Wednesday, December 31, 2008



F. Scott Fitzgerald (September 1896 – December 1940) was an American writer of novels and short stories whose works are evocative of the Jazz Age (a term he coined himself). He is widely regarded as one of the twentieth century's greatest writers. The Great Gatsby is probably his best known novel. He wrote dozens of short stories including The Curious Case of Benjamin Button which was first published in Colliers Magazine in 1921.

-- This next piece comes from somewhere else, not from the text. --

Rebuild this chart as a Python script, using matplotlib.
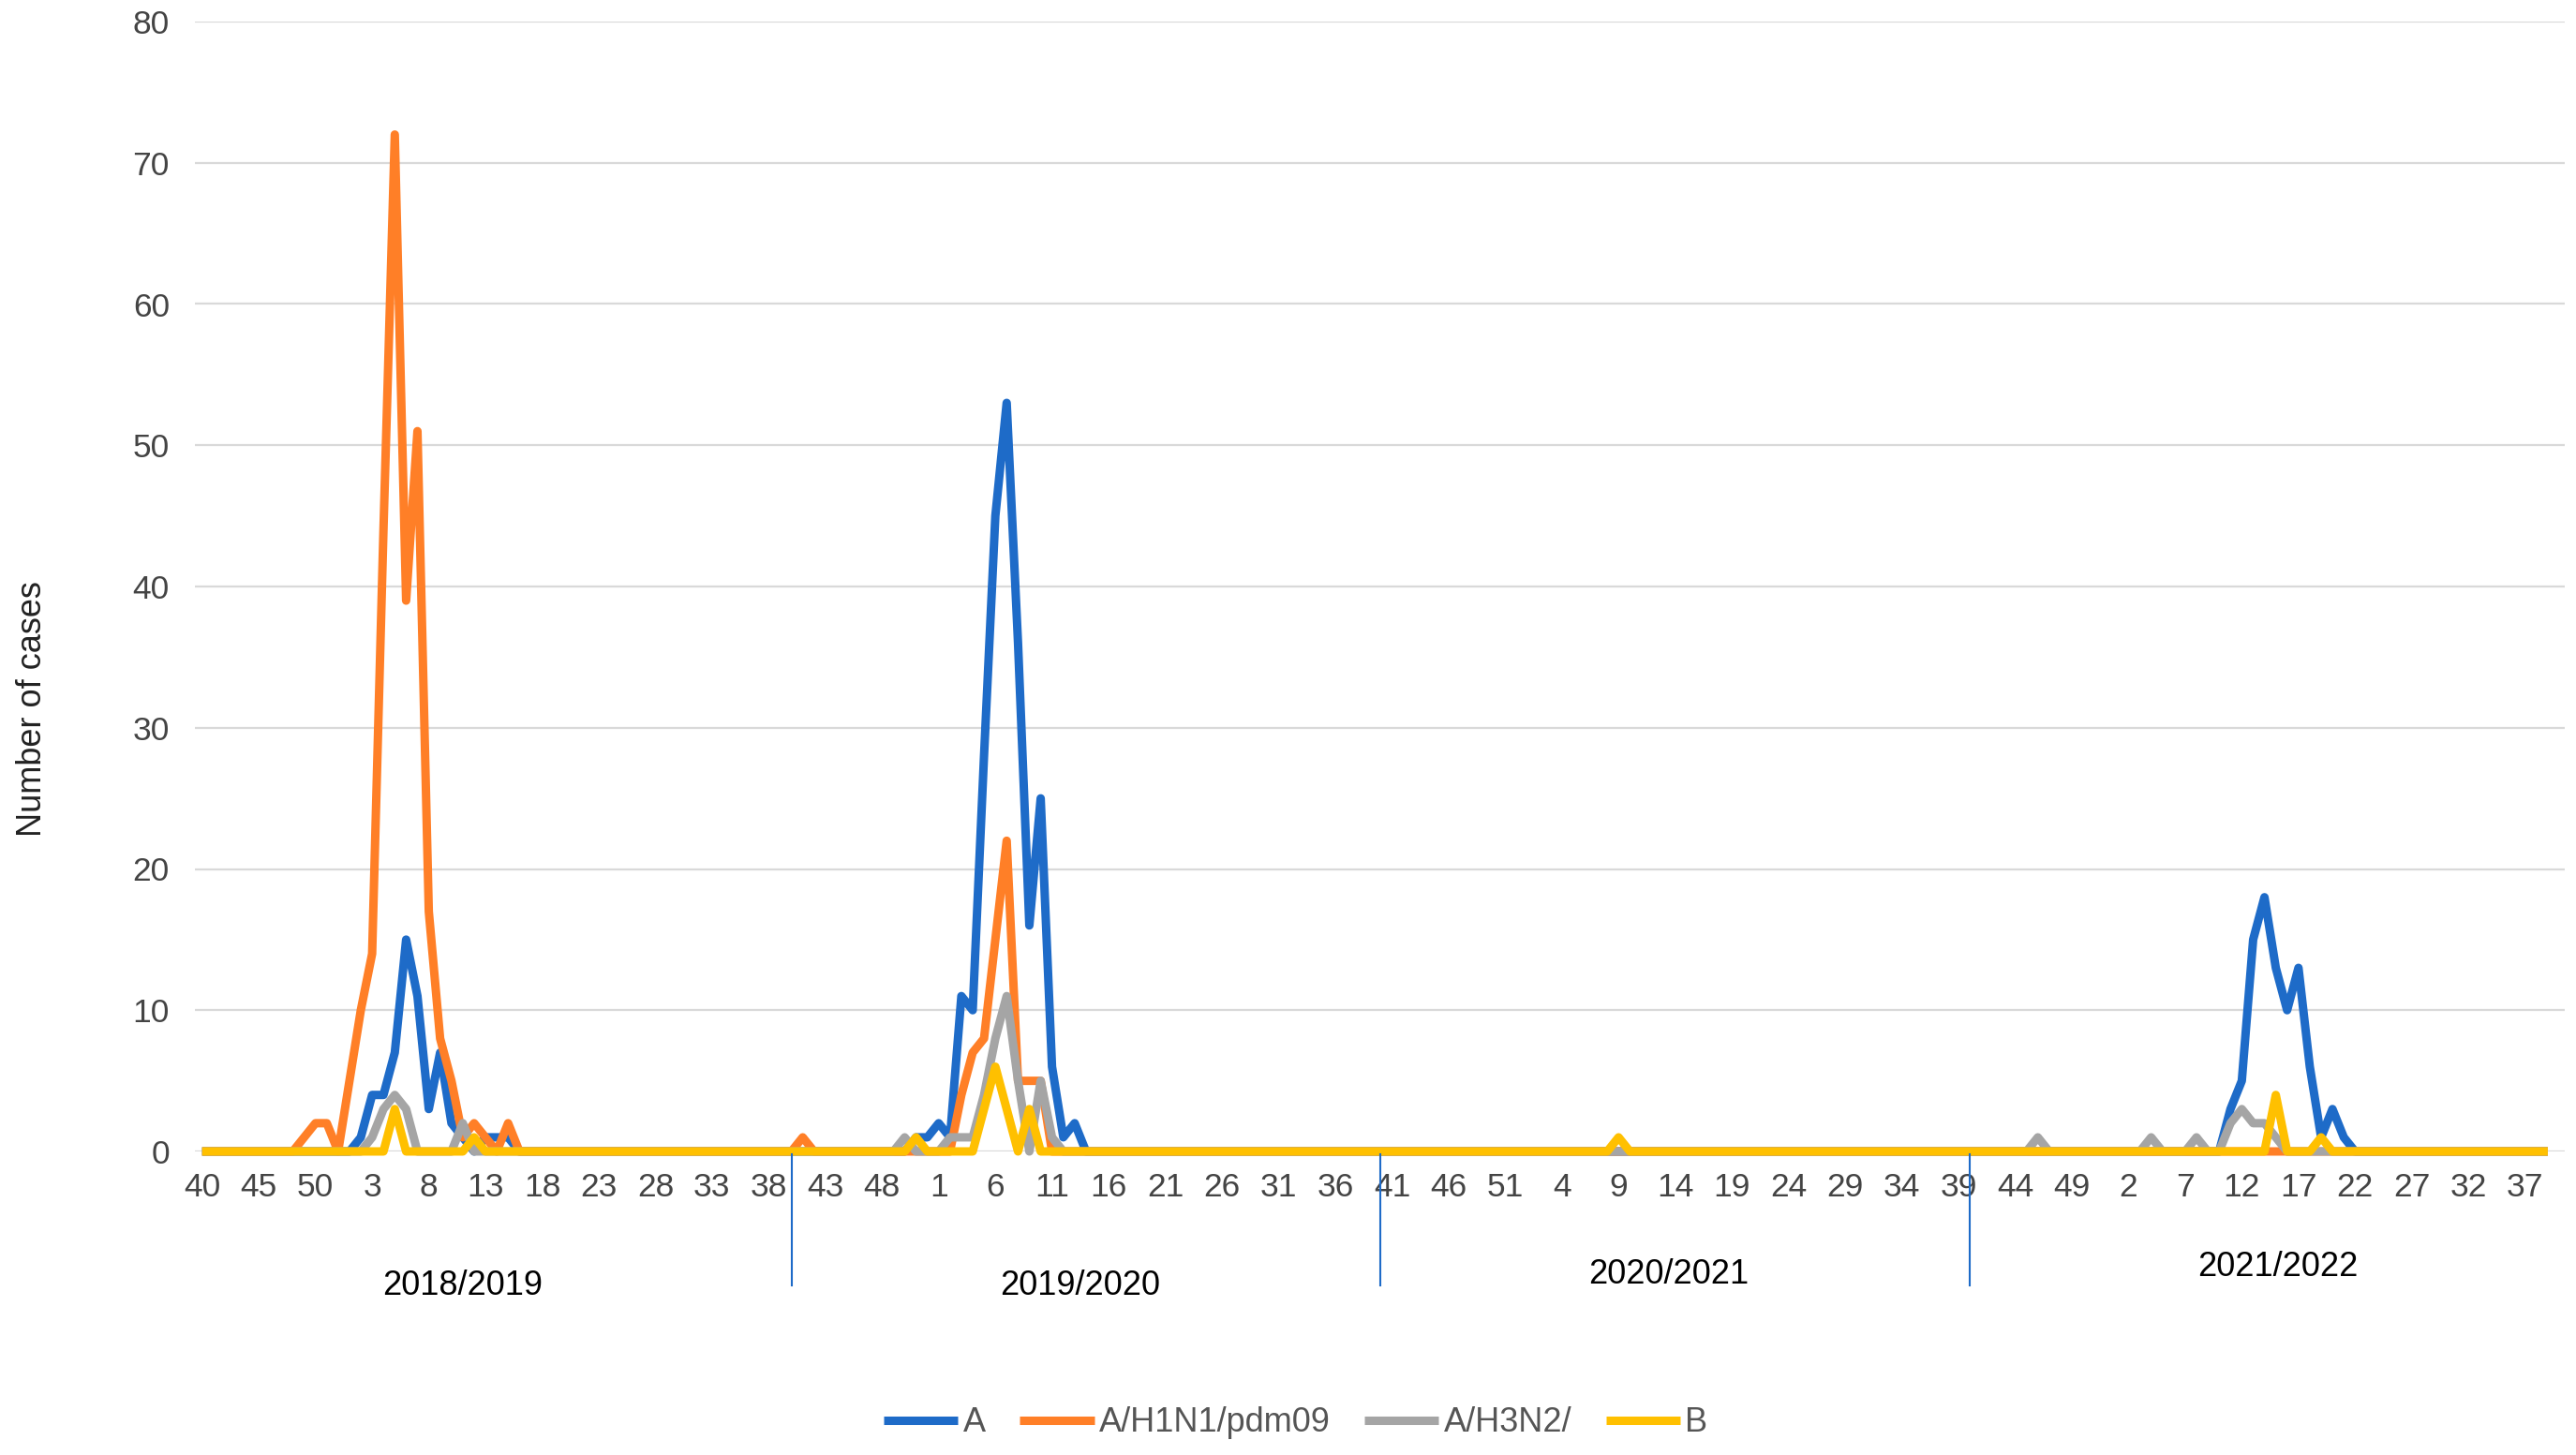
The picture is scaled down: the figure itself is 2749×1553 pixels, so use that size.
import matplotlib
matplotlib.use('Agg')
import matplotlib.pyplot as plt
from matplotlib.lines import Line2D
from matplotlib.transforms import blended_transform_factory
import numpy as np

plt.rcParams['font.family'] = ['Liberation Sans', 'DejaVu Sans']

# ---------------- data ----------------
series_names = ['A', 'A/H1N1/pdm09', 'A/H3N2/', 'B']
series_colors = ['#1E6BC8', '#FF7F27', '#A5A5A5', '#FFC000']

seasons = ['2018/2019', '2019/2020', '2020/2021', '2021/2022']

week_labels = ['40', '45', '50', '3', '8', '13', '18', '23', '28', '33', '38',
               '43', '48', '1', '6', '11', '16', '21', '26', '31', '36',
               '41', '46', '51', '4', '9', '14', '19', '24', '29', '34', '39',
               '44', '49', '2', '7', '12', '17', '22', '27', '32', '37']

# weekly counts, week 40 .. week 39 of each season (52 weeks)
A_1819 = [0, 0, 0, 0, 0, 0, 0, 0, 0, 0, 0, 0, 0, 0, 1, 4, 4, 7, 15, 11,
          3, 7, 2, 1, 0, 1, 1, 1, 0, 0, 0, 0, 0, 0, 0, 0, 0, 0, 0, 0,
          0, 0, 0, 0, 0, 0, 0, 0, 0, 0, 0, 0]
A_1920 = [0, 0, 0, 0, 0, 0, 0, 0, 0, 0, 0, 1, 1, 2, 1, 11, 10, 28, 45, 53,
          36, 16, 25, 6, 1, 2, 0, 0, 0, 0, 0, 0, 0, 0, 0, 0, 0, 0, 0, 0,
          0, 0, 0, 0, 0, 0, 0, 0, 0, 0, 0, 0]
A_2021 = [0, 0, 0, 0, 0, 0, 0, 0, 0, 0, 0, 0, 0, 0, 0, 0, 0, 0, 0, 0,
          0, 0, 0, 0, 0, 0, 0, 0, 0, 0, 0, 0, 0, 0, 0, 0, 0, 0, 0, 0,
          0, 0, 0, 0, 0, 0, 0, 0, 0, 0, 0, 0]
A_2122 = [0, 0, 0, 0, 0, 0, 0, 0, 0, 0, 0, 0, 0, 0, 0, 0, 0, 0, 0, 0,
          0, 0, 0, 3, 5, 15, 18, 13, 10, 13, 6, 1, 3, 1, 0, 0, 0, 0, 0, 0,
          0, 0, 0, 0, 0, 0, 0, 0, 0, 0, 0, 0]

H1N1_1819 = [0, 0, 0, 0, 0, 0, 0, 0, 0, 1, 2, 2, 0, 5, 10, 14, 44, 72, 39, 51,
             17, 8, 5, 1, 2, 1, 0, 2, 0, 0, 0, 0, 0, 0, 0, 0, 0, 0, 0, 0,
             0, 0, 0, 0, 0, 0, 0, 0, 0, 0, 0, 0]
H1N1_1920 = [0, 1, 0, 0, 0, 0, 0, 0, 0, 0, 0, 0, 0, 0, 0, 4, 7, 8, 15, 22,
             5, 5, 5, 0, 0, 0, 0, 0, 0, 0, 0, 0, 0, 0, 0, 0, 0, 0, 0, 0,
             0, 0, 0, 0, 0, 0, 0, 0, 0, 0, 0, 0]
H1N1_2021 = [0, 0, 0, 0, 0, 0, 0, 0, 0, 0, 0, 0, 0, 0, 0, 0, 0, 0, 0, 0,
             0, 0, 0, 0, 0, 0, 0, 0, 0, 0, 0, 0, 0, 0, 0, 0, 0, 0, 0, 0,
             0, 0, 0, 0, 0, 0, 0, 0, 0, 0, 0, 0]
H1N1_2122 = [0, 0, 0, 0, 0, 0, 0, 0, 0, 0, 0, 0, 0, 0, 0, 0, 0, 0, 0, 0,
             0, 0, 0, 0, 0, 0, 0, 0, 0, 0, 0, 0, 0, 0, 0, 0, 0, 0, 0, 0,
             0, 0, 0, 0, 0, 0, 0, 0, 0, 0, 0, 0]

H3N2_1819 = [0, 0, 0, 0, 0, 0, 0, 0, 0, 0, 0, 0, 0, 0, 0, 1, 3, 4, 3, 0,
             0, 0, 0, 2, 0, 0, 0, 0, 0, 0, 0, 0, 0, 0, 0, 0, 0, 0, 0, 0,
             0, 0, 0, 0, 0, 0, 0, 0, 0, 0, 0, 0]
H3N2_1920 = [0, 0, 0, 0, 0, 0, 0, 0, 0, 0, 1, 0, 0, 0, 1, 1, 1, 4, 8, 11,
             5, 0, 5, 1, 0, 0, 0, 0, 0, 0, 0, 0, 0, 0, 0, 0, 0, 0, 0, 0,
             0, 0, 0, 0, 0, 0, 0, 0, 0, 0, 0, 0]
H3N2_2021 = [0, 0, 0, 0, 0, 0, 0, 0, 0, 0, 0, 0, 0, 0, 0, 0, 0, 0, 0, 0,
             0, 0, 0, 0, 0, 0, 0, 0, 0, 0, 0, 0, 0, 0, 0, 0, 0, 0, 0, 0,
             0, 0, 0, 0, 0, 0, 0, 0, 0, 0, 0, 0]
H3N2_2122 = [0, 0, 0, 0, 0, 0, 1, 0, 0, 0, 0, 0, 0, 0, 0, 0, 1, 0, 0, 0,
             1, 0, 0, 2, 3, 2, 2, 1, 0, 0, 0, 0, 0, 0, 0, 0, 0, 0, 0, 0,
             0, 0, 0, 0, 0, 0, 0, 0, 0, 0, 0, 0]

B_1819 = [0, 0, 0, 0, 0, 0, 0, 0, 0, 0, 0, 0, 0, 0, 0, 0, 0, 3, 0, 0,
          0, 0, 0, 0, 1, 0, 0, 0, 0, 0, 0, 0, 0, 0, 0, 0, 0, 0, 0, 0,
          0, 0, 0, 0, 0, 0, 0, 0, 0, 0, 0, 0]
B_1920 = [0, 0, 0, 0, 0, 0, 0, 0, 0, 0, 0, 1, 0, 0, 0, 0, 0, 3, 6, 3,
          0, 3, 0, 0, 0, 0, 0, 0, 0, 0, 0, 0, 0, 0, 0, 0, 0, 0, 0, 0,
          0, 0, 0, 0, 0, 0, 0, 0, 0, 0, 0, 0]
B_2021 = [0, 0, 0, 0, 0, 0, 0, 0, 0, 0, 0, 0, 0, 0, 0, 0, 0, 0, 0, 0,
          0, 1, 0, 0, 0, 0, 0, 0, 0, 0, 0, 0, 0, 0, 0, 0, 0, 0, 0, 0,
          0, 0, 0, 0, 0, 0, 0, 0, 0, 0, 0, 0]
B_2122 = [0, 0, 0, 0, 0, 0, 0, 0, 0, 0, 0, 0, 0, 0, 0, 0, 0, 0, 0, 0,
          0, 0, 0, 0, 0, 0, 0, 4, 0, 0, 0, 1, 0, 0, 0, 0, 0, 0, 0, 0,
          0, 0, 0, 0, 0, 0, 0, 0, 0, 0, 0, 0]

series_A = A_1819 + A_1920 + A_2021 + A_2122
series_H1N1 = H1N1_1819 + H1N1_1920 + H1N1_2021 + H1N1_2122
series_H3N2 = H3N2_1819 + H3N2_1920 + H3N2_2021 + H3N2_2122
series_B = B_1819 + B_1920 + B_2021 + B_2122
all_series = [series_A, series_H1N1, series_H3N2, series_B]
season_lengths = [len(A_1819), len(A_1920), len(A_2021), len(A_2122)]

# ---------------- layout ----------------
FW, FH = 2749, 1553
fig = plt.figure(figsize=(FW / 100, FH / 100), dpi=100)
fig.patch.set_facecolor('white')
ax = fig.add_axes([208 / FW, 1 - 1229 / FH, 2529 / FW, 1206 / FH])

x = np.arange(len(series_A))
handles = []
for vals, col, name in zip(all_series, series_colors, series_names):
    ln, = ax.plot(x, vals, color=col, lw=6.5, solid_joinstyle='round',
                  solid_capstyle='butt', clip_on=False, label=name)
    handles.append(ln)

ax.set_xlim(-0.64, 208.5)
ax.set_ylim(0, 80)
ax.set_yticks(np.arange(0, 81, 10))
ax.set_xticks(np.arange(0, 5 * len(week_labels), 5))
ax.set_xticklabels(week_labels)
ax.tick_params(axis='x', length=0, pad=16, labelsize=25.5, labelcolor='#444444')
ax.tick_params(axis='y', length=0, pad=19.5, labelsize=25.5, labelcolor='#444444')
ax.grid(axis='y', color='#D9D9D9', lw=1.6)
ax.grid(axis='x', visible=False)
ax.set_axisbelow(True)
for sp in ax.spines.values():
    sp.set_visible(False)

trans = blended_transform_factory(ax.transData, fig.transFigure)
bounds = np.cumsum(season_lengths)[:-1]
for b in bounds:
    ax.add_line(Line2D([b, b], [1 - 1232 / FH, 1 - 1372 / FH], transform=trans,
                       color='#1E6BC8', lw=1.5, clip_on=False))

season_x = [23.0, 77.5, 129.4, 183.2]
season_ypx = [1372, 1372, 1360, 1352]
for name, sx, sy in zip(seasons, season_x, season_ypx):
    ax.text(sx, 1 - sy / FH, name, transform=trans, ha='center', va='center',
            fontsize=26, color='#000000')

fig.text(35 / FW, 1 - 757 / FH, 'Number of cases', rotation=90,
         ha='center', va='center', fontsize=26, color='#222222')

fig.legend(handles, series_names, loc='center',
           bbox_to_anchor=(0.503, 1 - 1519 / FH), ncol=4, frameon=False,
           fontsize=26, handlelength=2.2, handletextpad=0.15,
           columnspacing=1.0, labelcolor='#555555')

fig.savefig('out.png', dpi=100, facecolor='white')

Cate Blanchette: 80-year-old Daisy
Julia Ormond: her 40-something-year-old daughter Caroline
Taraji Henson: Queenie, owner of a nursing home
Mahershalalhashbaz Ali: Queenie’s best friend Tizzy
Spencer Daniels: 12-year-old Benjamin Button
Madisen Beaty: 10-year-old Daisy
Brad Pitt: Benjamin from the age of 16 onwards
Jared Harris: tugboat Captain Mike
Tilda Swinton: Elizabeth Abbott, wife of a British spy
Jason Flemyng: wealthy industrialist Thomas Button

“Once upon a time…”
That would have been a better opening to this fairy tale about a newborn child who looks like a crippled old man and because of reverse-aging will look younger as he gets older.
Using flashbacks from the reading of a journal written by Benjamin, a series of vignettes chronologically follows him as he grows up from the end of World War I to present day. As each one is fairly short there is no boredom factor but because it takes 2 hours and 47 minutes to cover all those years, some may feel the film is too long. I did not even though I am not a big fan of any movie that goes beyond two hours. The movie is very entertaining, even engrossing and has some special effects that are worth the price of admission alone. The acting is uniformly great (especially by Pitt) and the sound track is a joy to hear.

for brief war violence, sexual content, language and smoking.

The process of an actor re-recording lines they spoke during filming that must be replaced to improve audio quality or reflect dialog changes is called automated dialogue replacement (ADR). If done well this post-production step cannot be detected. Such is not the case when Benjamin is sitting on a little sofa in the living room relating one of his stories.

It is interesting to note that smoking has become one of the factors considered by the MPAA board when assigning ratings to a movie.